SERUJI.CO.ID – Negeri ini didirikan dengan pikiran bermutu: bahwa kemerdekaan adalah hak segala bangsa. Supaya penjajahan tak berulang, maka bangsa ini harus cerdas. Karena itu, mencerdaskan kehidupan bangsa adalah tugas utama pemerintah. Demokrasi adalah fasilitas untuk menyelenggarakan kemerdekaan berpikir, yaitu kondisi yang diperlukan untuk menumbuhkan kecerdasan. Tetapi justru kondisi itu yang tak tersedia selama dua era sejarah politik kita.
Orde Lama dan Orde Baru; dua-duanya memusuhi pikiran. Sukarno tak menyukai “kaum intelektual”. Ia mencerca mereka sebagai “textbook thinking” kebaratbaratan. Soeharto membungkam kebebasan berpendapat, dan menjadikan “kaum intelektual” sekadar “teknokrat” untuk menjalankan pembangunan. Akumulasi kekuasaan adalah akibat dari takluknya pikiran kritis.
Keangkuhan Negara Reformasi adalah pulihnya kritisisme. Kekacauan ekonomi bertemu dengan retaknya resim Soeharto. Teknokrat mundur karena melihat perintah politik Cendana makin mengacaukan rasionalitas kebijakan kabinet. Nepotisme menjadi beban ekonomi. Tentara memutuskan mengambil jarak dari kekuasaan, memungkinkan mahasiswa menempati ruang oposisi yang lebih frontal. Tumbuh kesadaran baru tentang pentingnya hak asasi manusia, reformasi TNI, dan pemberantasan korupsi.
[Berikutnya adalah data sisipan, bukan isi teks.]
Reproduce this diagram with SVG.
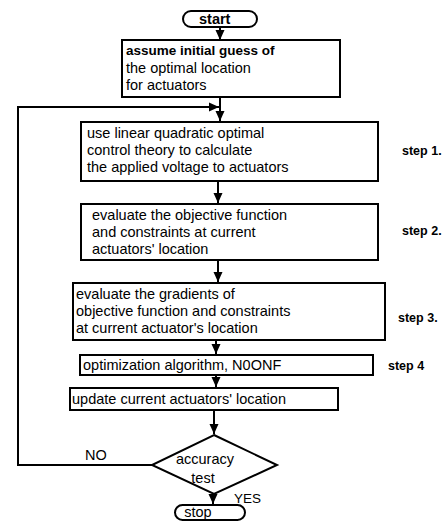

Semua itu adalah modal etik yang kuat untuk memulai “Indonesia Baru”. Itu dua puluh tahun lalu.
Sekarang? Setiap Kamis sore, deretan payung hitam berbaris diam di depan Istana Presiden. Tidak untuk antre sembako, apalagi berharap jabatan komisaris BUMN, melainkan cuma menuntut pemenuhan hak asasi manusia dari negara yang seharusnya beradab. Tapi rutinitas Aksi Kamisan itu kalah pamor dengan aktivitas hilir-mudik presiden untuk gunting pita dan bagi-bagi sembako. Ada jarak antara Istana dan Pegunungan Kendeng; ada pagar antara presiden dan para keluarga korban penghilangan paksa; ada ketidakadilan yang tidak ingin dipahami negara. Ada apa dengan negara?
Penjelasan pemerintah pasti panjang, dan berbelit. Yang pendek adalah pikiran politiknya: “Singkirkan HAM, Stabilitas yang Penting”. Itulah watak dasar penguasa. Rangkaian teror memang menakutkan, tetapi penyingkiran HAM jelas-jelas adalah proposal Orwellian yang berbahaya.
Reformasi tidak dimaksudkan untuk menyelundupkan mental otoriter Orde Baru. Reformasi tidak disediakan untuk mengawasi gerak-gerik seluruh warga. Tugas pemerintah adalah memberi rasa aman warga, bukan mengeksploitasi ketakutan dengan cara yang juga menakutkan.
Tetapi ajaib. Justru demagogi semacam itulah yang kuat didukung oleh kaum “intelektual pro status quo”. Sekadar demi melanjutkan dendam politik, akal sehat dikesampingkan dan insinuasi dikedepankan: “Kami Pancasila!” Tentu, tapi artinya? Apa ukurannya? Siapa yang bukan-Pancasila?